I am using plyplus to design a simple grammar and I have been struggling with some weird error for a while. Please bear in mind I am a newbie. Here is a piece of code that reproduces the issue:
from plyplus import Grammar
list_parser = Grammar("""
start: context* ;
context : WORD '{' (rule)* '}' ;
rule: 'require' space_marker ;
space_marker: 'newline'
| 'tab'
| 'space'
;
WORD: '\w+' ;
SPACES: '[ \t\n]+' (%ignore) ;
""", auto_filter_tokens=False)
res = list_parser.parse("test { require tab }")
If my input string contains require space
or require newline
, it works perfectly fine. However, as soon as I provide require tab
, an exception is thrown:
Traceback (most recent call last):
File "/Users/bore/Projects/ThesisCode/CssCoco/coco/plytest.py", line 18, in <module>
res = list_parser.parse("test { require tab }")
File "/Library/Frameworks/Python.framework/Versions/3.4/lib/python3.4/site-packages/plyplus/plyplus.py", line 584, in parse
return self._grammar.parse(text)
File "/Library/Frameworks/Python.framework/Versions/3.4/lib/python3.4/site-packages/plyplus/plyplus.py", line 668, in parse
raise ParseError('\n'.join(self.errors))
plyplus.plyplus.ParseError: Syntax error in input at 'tab' (type WORD) line 1 col 16
Ironically, I do not get this exception every time I run the code, but exactly once in three times. I noticed that if I change the grammar and the input from tab
to ta
, I get the same exception every time I run the code. Also, if I change it to tabb
, the error is gone.
The error suggests that tab
is parsed as a WORD instead of a space_marker. However, tabb
is also a WORD. From my trial and error it seems that plyplus is sensitive to the specific string I provide as a keyword. Am I missing something? Any help/hints/comments will be highly appreciated!
PlyPlus is an implementation of PLY, where L and Y stand for Lex and Yacc, so it is — for better of worse, probably worse — an LR parser, which works strictly bottom-up. This also means 'tab'
cannot be parsed as TAB
(or _ANON_X
, or whatever names it generates for the token) because of your very generous definition of WORD
. The only way around it is to make the definition more restrictive.

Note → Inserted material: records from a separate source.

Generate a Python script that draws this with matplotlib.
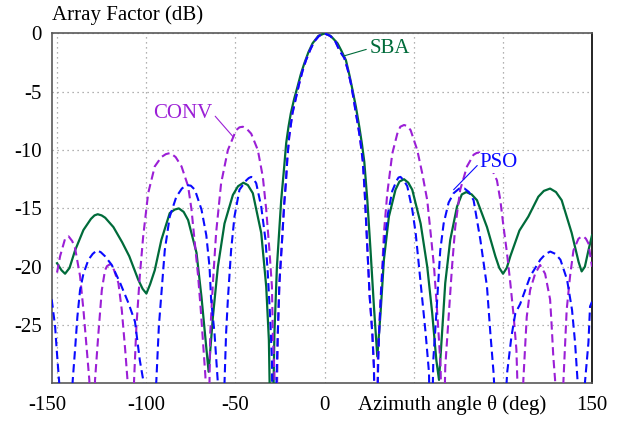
import matplotlib
matplotlib.use("Agg")
import matplotlib.pyplot as plt
import matplotlib.transforms as mtransforms

# array factor (deg, dB); nulls below -30 dB are clipped
sba_theta = [-150, -147.5, -145.5, -143.0, -139.9, -135.2, -131.0, -129.0, -127.2, -125.0, -123.0, -118.4,
             -113.5, -109.5, -104.5, -102.0, -99.9, -97.8, -95.2, -91.5, -86.8, -84.0, -81.7, -79.0, -76.5,
             -71.8, -69.0, -66.2, -65.0, -62.6, -59.8, -56.1, -51.4, -48.5, -45.5, -43.0, -40.2, -35.5,
             -32.7, -31.2, -29.7, -28.1, -26.7, -24.3, -22.6, -21.5, -20.2, -18.9, -17.0, -15.2, -13.3,
             -11.4, -9.0, -6.7, -3.5, 0, 3.5, 7.3, 9.5, 12.0, 14.0, 15.7, 17.6, 19.5, 21.0, 22.3, 24.0,
             25.8, 27.7, 29.6, 31.4, 33.3, 36.1, 39.8, 42.0, 44.6, 47.0, 49.2, 53.9, 57.6, 60.4, 62.7,
             64.2, 65.9, 67.7, 70.5, 74.3, 77.0, 79.5, 82.5, 85.5, 91.1, 95.8, 98.0, 100.1, 102.2, 104.2,
             109.3, 114.3, 119.9, 123.0, 126.5, 129.8, 133.0, 138.6, 142.5, 144.2, 146.0, 148.0, 150]
sba_db = [-19.7, -20.3, -20.6, -20.1, -18.6, -16.85, -15.9, -15.6, -15.5, -15.6, -15.8, -16.6,
          -17.9, -19.1, -21.1, -21.9, -22.3, -21.5, -20.3, -17.7, -15.4, -15.1, -15.0, -15.3, -16.0,
          -18.8, -22.6, -27.1, -29.0, -24.3, -20.0, -16.3, -13.85, -13.1, -12.8, -13.0, -13.7, -17.1,
          -21.7, -26.3, -40, -25.7, -20.0, -14.3, -11.4, -9.4, -8.0, -6.85, -5.6, -4.6, -3.5,
          -2.6, -1.6, -0.85, -0.22, 0, -0.22, -0.85, -1.5, -2.3, -3.6, -4.85, -6.3, -8.0, -9.5, -11.0, -14.3,
          -18.6, -23.4, -27.7, -24.0, -19.4, -15.7, -13.4, -12.7, -12.5, -12.8, -13.4, -16.3, -20.0, -24.0, -28.0,
          -29.7, -25.7, -21.4, -17.7, -14.85, -13.8, -13.6, -13.8, -14.3, -16.6, -19.1, -20.1, -20.6, -20.1, -19.1,
          -16.9, -15.7, -14.0, -13.5, -13.3, -13.6, -14.3, -17.1, -19.6, -20.4, -20.0, -18.6, -17.3]

conv_theta = [-150, -148.3, -145.5, -143.5, -141.5, -139.9, -137.1, -135.2, -133.3, -131.9, -130.3, -128.7,
              -126.8, -124.9, -123.1, -122.0, -120.5, -119.2, -118.0, -115.6, -113.7, -111.8, -110.5, -108.7,
              -106.8, -105.5, -103.6, -101.7, -98.9, -95.2, -91.5, -89.0, -86.5, -83.5, -80.2, -76.5, -74.6,
              -72.7, -70.9, -69.4, -68.1, -66.8, -65.5, -64.1, -62.6, -60.8, -58.0, -54.2, -49.6, -47.7,
              -45.8, -43.5, -41.1, -37.4, -34.6, -32.7, -30.9, -29.5, -29.0, -28.1, -27.5, -26.2, -25.3,
              -24.0, -22.6, -21.7, -20.8, -19.8, -18.0, -16.0, -14.2, -12.3, -10.4, -8.0, -5.8, -3.0, 0,
              3.0, 5.8, 8.5, 11.1, 13.0, 14.8, 16.2, 17.6, 18.8, 20.0, 21.5, 22.5, 23.3, 24.2, 25.3, 26.8,
              27.7, 29.3, 29.9, 31.4, 32.4, 33.3, 35.2, 38.0, 40.8, 42.5, 44.6, 46.5, 48.3, 52.0, 54.8,
              57.6, 59.5, 61.4, 62.7, 64.2, 65.1, 66.2, 67.7, 69.6, 71.5, 73.3, 76.1, 79.9, 83.6, 85.3,
              87.0, 88.8, 90.5, 94.0, 96.7, 98.6, 100.4, 102.3, 104.2, 106.1, 107.6, 110.2, 111.5, 112.4,
              113.4, 115.3, 118.1, 120.9, 123.7, 126.5, 127.4, 128.3, 129.3, 131.5, 134.0, 134.9, 135.8,
              137.7, 139.6, 142.4, 143.8, 145.2, 146.6, 148.0, 150]
conv_db = [-20.5, -19.1, -17.6, -17.4, -17.8, -18.4, -20.8, -23.7, -27.1, -29.7, -40, -29.7,
           -25.7, -22.0, -20.3, -19.95, -19.8, -19.95, -20.3, -21.4, -23.7, -27.1, -29.7, -40,
           -29.7, -25.1, -20.8, -17.4, -13.7, -11.4, -10.6, -10.35, -10.25, -10.6, -11.4, -13.1, -15.1,
           -18.0, -20.8, -23.7, -26.6, -29.4, -40, -25.7, -21.4, -17.1, -12.85, -10.0, -8.3, -8.05,
           -8.0, -8.2, -8.6, -10.0, -12.3, -15.1, -18.6, -21.7, -25.7, -29.1, -40, -25.7, -21.4,
           -18.2, -14.6, -12.85, -10.6, -8.85, -6.85, -5.5, -4.3, -3.2, -2.3, -1.4, -0.7, -0.2, 0,
           -0.2, -0.6, -1.5, -2.1, -3.1, -4.3, -5.5, -6.85, -7.9, -9.1, -11.0, -13.5, -16.0, -19.0, -22.5, -25.7,
           -28.6, -40, -28.0, -22.8, -20.0, -17.1, -13.7, -10.3, -8.6, -8.0, -7.85, -7.95, -8.3, -10.0, -12.0,
           -14.3, -17.1, -20.0, -22.8, -26.3, -28.6, -40, -28.6, -24.3, -20.0, -16.6, -13.4, -11.4, -10.4, -10.25,
           -10.2, -10.4, -10.7, -11.7, -12.6, -14.3, -16.6, -18.8, -21.4, -24.3, -27.1, -40, -29.7, -27.1,
           -24.3, -22.0, -20.6, -19.85, -20.6, -22.8, -25.1, -27.7, -29.7, -40, -29.7, -26.6, -23.7,
           -20.8, -18.6, -17.6, -17.45, -17.4, -17.6, -18.0, -20.0]

pso_theta = [-153, -151.1, -150.2, -148.9, -145.0, -141.2, -139.9, -138.6, -137.1, -135.2, -132.4, -130.0,
             -127.7, -125.5, -123.1, -119.3, -114.6, -110.0, -106.3, -103.6, -101.7, -98.5, -94.3, -92.9,
             -91.5, -89.6, -86.8, -83.1, -80.0, -77.4, -75.0, -72.7, -69.0, -66.3, -64.5, -63.6, -61.7,
             -59.8, -58.0, -56.1, -55.2, -54.2, -52.4, -50.5, -47.7, -43.9, -42.5, -41.1, -39.7, -38.3,
             -35.5, -33.1, -31.8, -30.5, -29.5, -28.8, -26.2, -25.3, -24.0, -22.6, -21.7, -20.8, -19.8,
             -18.0, -16.0, -14.2, -12.3, -10.4, -8.0, -5.8, -3.0, 0, 3.0, 5.8, 8.5, 11.1, 13.0, 14.8, 16.2,
             17.6, 18.8, 20.0, 21.5, 22.5, 23.3, 24.2, 25.3, 26.8, 27.7, 28.5, 30.0, 30.5, 31.8, 33.5,
             35.5, 38.0, 40.5, 41.5, 42.6, 44.5, 46.4, 49.2, 51.1, 53.0, 54.8, 56.7, 58.6, 59.5, 61.0,
             62.5, 64.9, 66.8, 69.6, 72.4, 75.5, 78.5, 81.0, 83.6, 87.4, 91.1, 93.0, 94.8, 98.5, 102.4,
             104.8, 107.0, 109.7, 115.4, 121.0, 124.0, 126.6, 129.5, 132.3, 136.0, 138.8, 140.5, 142.0,
             144.0, 146.0, 148.0, 148.9, 150]
pso_db = [-22.8, -25.1, -27.1, -29.7, -40, -29.7, -27.1, -24.3, -22.0, -20.6, -19.4, -18.9,
          -18.6, -18.75, -19.1, -19.85, -21.4, -23.1, -24.7, -28.0, -29.7, -40, -29.7, -25.1,
          -22.3, -18.6, -15.7, -14.0, -13.3, -13.0, -13.05, -13.4, -15.1, -17.3, -20.0, -22.8, -25.7,
          -30, -40, -30, -25.7, -22.8, -18.6, -15.7, -13.4, -12.6, -12.4, -12.3, -12.5, -12.85,
          -14.85, -17.7, -20.6, -24.3, -28.0, -40, -25.7, -21.4, -18.2, -14.6, -12.85, -10.6, -8.85,
          -6.85, -5.5, -4.3, -3.2, -2.3, -1.4, -0.7, -0.2, 0, -0.2, -0.6, -1.5, -2.1, -3.1, -4.3, -5.5,
          -6.85, -7.9, -9.1, -11.0, -13.5, -16.0, -19.0, -22.5, -25.7, -28.6, -40, -29.0, -26.0, -22.0, -18.0,
          -15.5, -13.5, -12.6, -12.35, -12.3, -12.6, -13.1, -15.1, -17.1, -20.0, -22.8, -25.7, -29.1, -40, -28.0,
          -24.5, -18.6, -16.3, -14.5, -13.7, -13.3, -13.3, -13.6, -14.3, -17.7, -21.7, -25.7, -29.1, -40, -29.1,
          -26.0, -24.0, -23.2, -20.8, -19.4, -18.9, -18.7, -18.9, -19.4, -21.1, -23.7, -26.5, -30,
          -40, -30, -26.5, -23.4, -23.0]

x_ticks = [-150, -100, -50, 0, 50, 100, 150]
x_ticklabels = ['-150', '-100', '-50', '0', '', '', '150']
y_ticks = [0, -5, -10, -15, -20, -25]
y_ticklabels = ['0', '-5', '-10', '-15', '-20', '-25']

GREEN = '#006b3a'
PURPLE = '#9b1fd6'
BLUE = '#0a0aff'

plt.rcParams['font.family'] = ['Liberation Serif', 'DejaVu Serif']
plt.rcParams['font.size'] = 15

fig = plt.figure(figsize=(6.19, 4.23), dpi=100)
ax = fig.add_axes([51.7 / 619, 1 - 383.4 / 423, (592 - 51.7) / 619, (383.4 - 33.4) / 423])

ax.plot(sba_theta, sba_db, color=GREEN, lw=1.6, zorder=3)
ax.plot(conv_theta, conv_db, color=PURPLE, lw=1.5, dashes=(4, 2.2), zorder=4)
ax.plot(pso_theta, pso_db, color=BLUE, lw=1.5, dashes=(4, 2.2), zorder=5)

ax.set_xlim(-153, 150)
ax.set_ylim(-30, 0)
ax.set_xticks(x_ticks)
ax.set_xticklabels(x_ticklabels)
ax.set_yticks(y_ticks)
ax.set_yticklabels(y_ticklabels)
ax.tick_params(axis='both', length=0)
ax.tick_params(axis='y', pad=7)
ax.tick_params(axis='x', pad=9)
ax.grid(True, color='0.6', lw=0.9, linestyle=(0, (1, 3)))

for side in ['top', 'bottom', 'left']:
    ax.spines[side].set_color('0.35')
    ax.spines[side].set_linewidth(1.2)
ax.spines['right'].set_color('black')
ax.spines['right'].set_linewidth(1.2)

# the -150 label sits a bit to the left in the original
lbl = ax.get_xticklabels()[0]
lbl.set_transform(lbl.get_transform() + mtransforms.ScaledTranslation(-9.5 / 100, 0, fig.dpi_scale_trans))

box = dict(fc='white', ec='none', pad=0.5)
ax.annotate('CONV', xy=(-51.2, -8.87), xytext=(-79.3, -6.86), color=PURPLE, ha='center', va='center',
            bbox=box, zorder=6,
            arrowprops=dict(arrowstyle='-', color=PURPLE, lw=0.8, relpos=(1, 0.5), shrinkA=2, shrinkB=0))
ax.annotate('SBA', xy=(10.7, -1.94), xytext=(36.6, -1.29), color=GREEN, ha='center', va='center',
            bbox=box, zorder=6,
            arrowprops=dict(arrowstyle='-', color=GREEN, lw=0.8, relpos=(0, 0.5), shrinkA=2, shrinkB=0))
ax.annotate('PSO', xy=(72.4, -13.4), xytext=(97.8, -11.1), color=BLUE, ha='center', va='center',
            bbox=box, zorder=6,
            arrowprops=dict(arrowstyle='-', color=BLUE, lw=0.8, relpos=(0, 0.5), shrinkA=2, shrinkB=0))

fig.text(52 / 619, 1 - 15 / 423, 'Array Factor (dB)', ha='left', va='center')
fig.text(358 / 619, 1 - 405 / 423, 'Azimuth angle θ (deg)', ha='left', va='center')

fig.savefig('out.png', dpi=100)
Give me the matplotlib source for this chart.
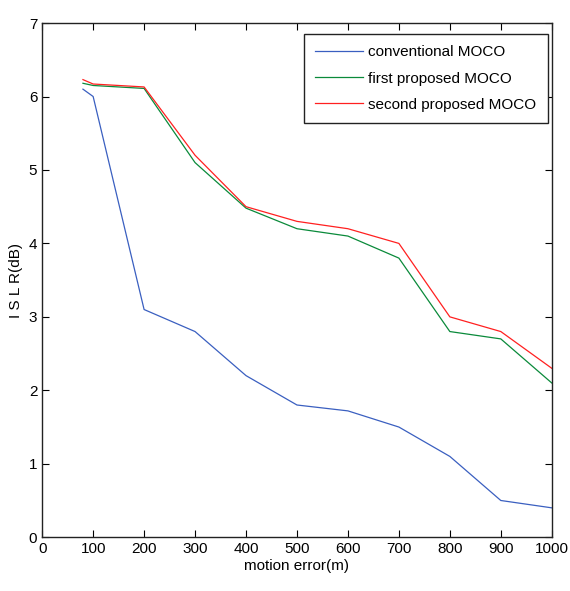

For instance:
WORD: '\w+' (%unless
TAB: 'tab';
REQ: 'require';
);
My guess is that it works for 'newline'
and 'space'
because there is an implicitly defined preterminal somewhere which gets a higher priority assigned than the WORD
, but the documentation of PlyPlus is not exactly top class either, so one would have to look at the actual implementation of PlyPlus’s tokeniser.